L’activité de conduite d’un véhicule

La conduite d’un véhicule fait partie des activités humaines qui sont pratiquées quotidiennement par nombre d’individus dans les sociétés industrialisées. La majorité des individus adultes, hommes et femmes confondus, ont, ou auront, au cours de leur existence l’occasion de conduire un véhicule automobile. La voiture représente, à l’heure actuelle et dans nos sociétés modernes, le moyen de transport le plus répandu. Si, du fait de sa généralisation, l’activité de conduite peut sembler simple et routinière, elle conserve néanmoins un statut ambigu, à la frontière des activités quotidiennes et des activités de travail (Van Elslande, 2000). En effet, de nature complexe, la conduite d’un véhicule est une activité soumise à des règles tant explicites (réglementation routière, etc.) qu’implicites (code de conduite tel la courtoisie…). Elle repose sur un certain nombre de connaissances et d’habiletés cognitives (procédures, automatismes) dont l’acquisition nécessite un apprentissage spécifique. De plus, ces habiletésévoluent en fonction des expériences vécues et des situations rencontrées par l’individu, et leur niveau d’automatisation dépend, en grande partie, de l’expertise du conducteur (Perruchet, 1988a). Ainsi, par la pratique, le conducteur acquiert un certain niveau d’expertise de la conduite qui évolue avec le temps et les événements : elle peut ainsi être remise en cause par un incident ou accident, un changement de véhicule, de réglementation, d’environnement routier, l’intégration de nouveaux systèmes d’assistance…

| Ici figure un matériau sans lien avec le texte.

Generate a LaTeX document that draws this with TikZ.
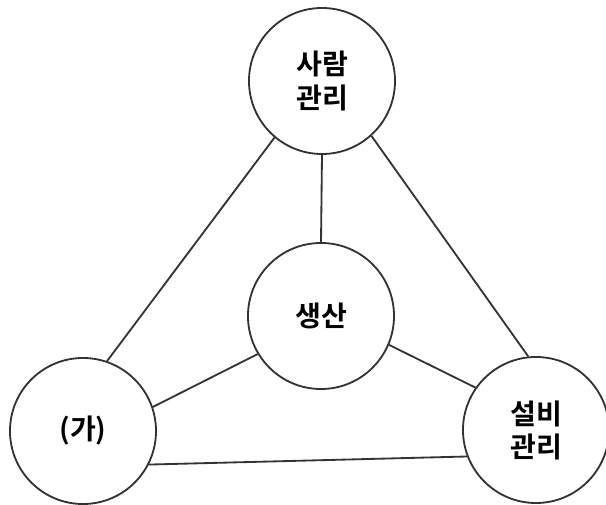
\documentclass[tikz,border=0pt]{standalone}
\usepackage{fontspec}
\newfontfamily\kr{Noto Sans CJK KR Bold}
\usetikzlibrary{positioning}

\begin{document}
\begin{tikzpicture}[x=0.025cm, y=-0.025cm,
      bub/.style={draw=black!80, line width=1.3pt, circle, minimum size=3.65cm, inner sep=0pt, align=center, font=\kr\fontsize{20}{23.5}\selectfont},
      lnk/.style={draw=black!80, line width=1.3pt}]
    \useasboundingbox (0,0) rectangle (606,505);
    \node[bub] (people) at (322,81) {사람\\관리};
    \node[bub] (prod) at (321,316) {\raisebox{-4pt}{생산}};
    \node[bub] (ga) at (83,431) {(가)};
    \node[bub] (equip) at (536,430) {설비\\관리};
    \draw[lnk] (people.-130) -- (ga.71);
    \draw[lnk] (people.-48) -- (equip.96);
    \draw[lnk] (people.south) -- (prod.north);
    \draw[lnk] (prod.211) -- (ga.19);
    \draw[lnk] (prod.-23) -- (equip.145);
    \draw[lnk] (ga.-27) -- (equip.-159);
  \end{tikzpicture}
\end{document}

Le conducteur est donc, en même temps, composant et acteur principal du système conducteur/véhicule/environnement. Il est en interaction constante avec son véhicule et le contexte de la circulation. La diversité du système routier, environnement dynamique par excellence, le contraint à s’adapter à des situations variées évoluant de manière indépendante (Amalberti, 1996). Cet ajustement permanent est soumis aux contraintes dynamiques et temporelles inhérentes d’une part au déplacement et à la maîtrise du véhicule dans l’environnement routier, d’autre part au comportement des autres usagers, enfin, à la survenue ponctuelle d’événements largement aléatoires (météo, trafic, etc). De plus, les tâches qui composent cette activité particulière peuvent s’alterner ou être effectuées simultanément (Bellet, 1998), et nécessitent des ressources attentionnelles disponibles. Cette demande attentionnelle n’est cependant pas constante, et la variabilité de l’activité reste fonction des exigences du système (Sperandio, 1995). A ces facteurs de complexité, il convient d’ajouter des facteurs psychologiques et physiologiques propres au conducteur tels que la motivation, la personnalité, les styles cognitifs, la fatigue, le niveau de stress éventuel…

Bien que les principales caractéristiques cognitives (apprentissage, automatismes, processus attentionnels…) de la conduite d’un véhicule automobile s’appliquent également à celle d’un véhicule industriel, la spécificité de cette activité (volume et charge du véhicule, réglementation spécifique…) et le contexte socioprofessionnel dans lequel elle s’exerce, ne permettent pas toujours de généraliser les résultats des recherches sur la conduite automobile à la conduite d’un véhicule industriel. Ainsi, l’étude de l’activité de conduite des conducteurs routiers s’insère-t-elle dans un champ de recherche spécifique, encore peu exploré du point de vue de la psychologie ergonomique.